Umgekehrt habe ich gestern — und nun kommt etwas für Sie! — ein Telegramm vom Landesverband des Bundes der vertriebenen Deutschen in Baden-Württemberg erhalten, durch das mir eine einstimmige Entschließung des dortigen Vorstandes gegen die Verträge übermittelt worden ist mit der Bitte, diese Entschließung den heimatvertriebenen Abgeordneten des Bundestags bekanntzugeben.

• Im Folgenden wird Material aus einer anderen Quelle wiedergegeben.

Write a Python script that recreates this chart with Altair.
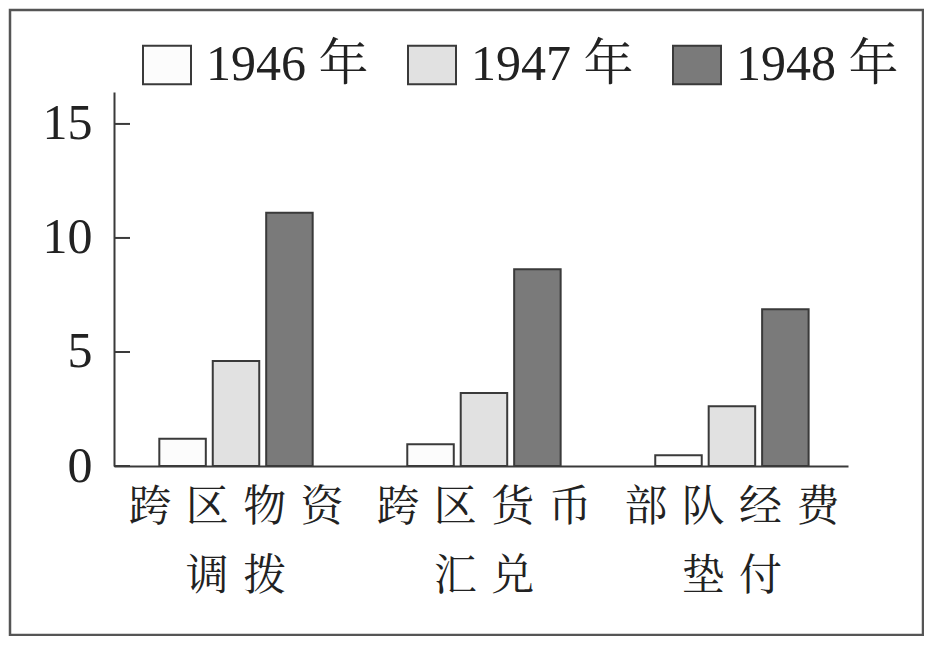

Dieses Auftrags entledige ich mich hiermit.
So gehen die Meinungen auseinander.
Es ist auch aus diesem Grunde zu begrüßen, daß die endgültige Entscheidung noch um einige Zeit hinausgeschoben wird.
Ob es in der Zwischenzeit gelingt, bei den Vertriebenen zu einer einheitlichen Willensbildung zu kommen, bleibt abzuwarten.
Der Aufschub ist auch deshalb zu begrüßen, weil die Bundesregierung dadurch noch einmal Gelegenheit erhält, zu zeigen, ob sie nunmehr die gegebe-
nen Versprechungen beschleunigt erfüllen und endlich eine aktive und konstruktive VertriebenenPolitik treiben wird.
Wenn sie das tut, aber auch nur dann, könnte ich mir vorstellen, daß die Mehrheit der Vertriebenen eher für ein Ja als für ein Nein zu haben sein würde, das doch stets in einem gewissen Widerspruch zu ihrem eigenen Schicksal stünde.